WORD MADE FLESH
MARIA KOZAKIEWICZ
Sixth Sunday in Ordinary Time — February 13, 2011
Sirach 15.15-20 | Psalm 119 | 1 Corinthians 2.6-10 | Matthew 5.17-37

February 7, 2011
I have been fascinated with heaven for at least half a century, ever since I talked to an old lady, my grandma's friend, who told me that she regularly sees and talks to her deceased family members who, as she bluntly put it, are in heaven. She made sure they were there, she added matter-of-factly — she offered fasts, prayers, Masses for their souls.
This lady, well into her 80s, was one of the most commonsensical persons I knew and, despite her advanced age, ran a very successful business. Not nuts at all, that was sure. Soon she passed away herself, serenely too.
Over time, which deprived me of a growing number of loved ones, it became my personal quest to find out what that heaven was. I sought information in the Bible as well as various testimonies of saints and mystics, those of old and the contemporary ones. For comparison, I have also studied the ancient pagan religions, as well as great religions of the world other than Christianity.
One thing became quite obvious to me: the experience of heaven surpasses our present understanding and thus always has to be "translated" for us into symbolic images of what in a current age amounts to "the best ever."
Feasting was the most common image of heaven in antiquity and early Christianity. In those lean ages when famines were frequent and obesity not a problem, a feast was a special occasion.
Your body delighted in the food, yet more importantly, your heart rejoiced in the warmth of such close gathering of all family and friends. Feasts were prepared well ahead, with full and generous participation of all concerned.
HEAVEN'S CHOIRS
Then came imagery of the heavenly beings singing of God's glory and of their thanksgiving to him who is the source of all that is wonderful and great. "Who sings, prays twice," says an old proverb.
Music of the grateful, joyous cosmos and its beings extolling their Creator is a powerful symbol of heaven. Yet we are so overstimulated in our electronic, audio-visual age that this symbol often falls deaf on our ears, literally.
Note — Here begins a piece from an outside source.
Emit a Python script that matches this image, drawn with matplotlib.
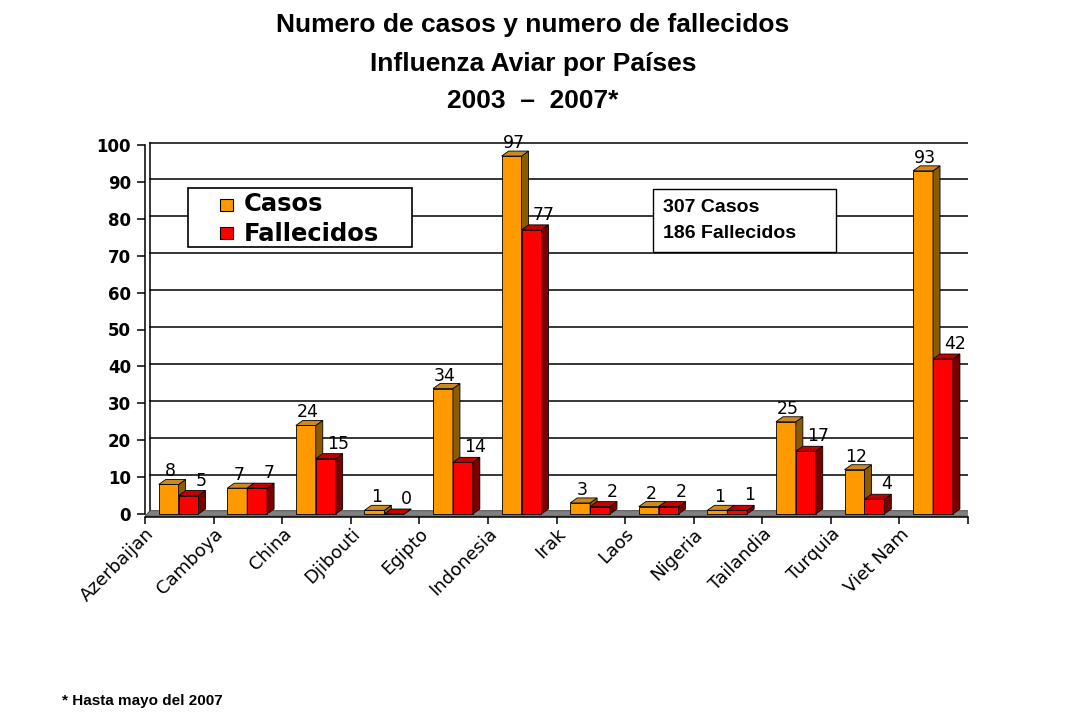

A few months' fast from music, TV and other means of entertainment, however, can fix the problem.
I still remember For Elise, played by my sister on our family piano in the pre-radio times. It felt like heaven.
So what are we left with in our satiated, loud and restless world? How are we to develop the appetite for heaven?
LOVE EVERLASTING
There is one hunger that cannot be satisfied even in our age. This is the thirst for love everlasting - love accepting and forgiving, love that one can trust even at the bottom of the purgatory that earthly life, too, can become. Human beings can have enough food and entertainment, yet we are always starved for love.
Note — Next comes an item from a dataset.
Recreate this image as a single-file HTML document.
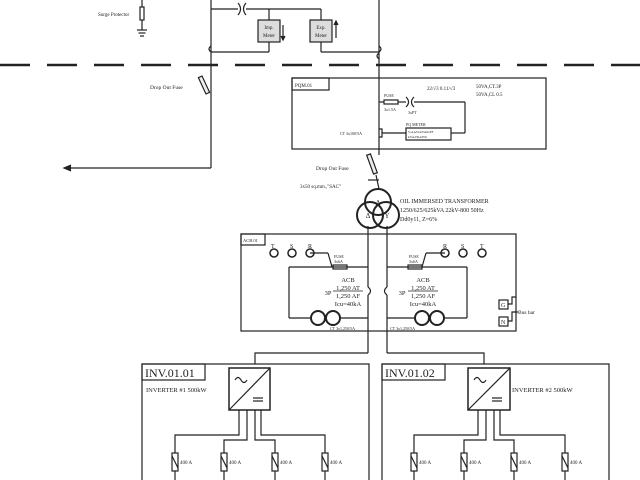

That love becomes our heaven when we trust Jesus. True love is always a leap of faith. Dying, we make that leap. Yes, we go into the unknown — yet we pass from the world wounded by original sin into the domain which is fully God's. If we trust him, despite our sins, if we trust with all our might and will — like children do — what harm can we come to?
"If you trust God, you too shall live"
I found out that accounts of hell and purgatory (or their equivalents) far outnumber descriptions of heaven, especially in pagan religions. Somehow the vision of suffering, which also served as a deterrent, could be "translated" into symbols closer to experience of human life.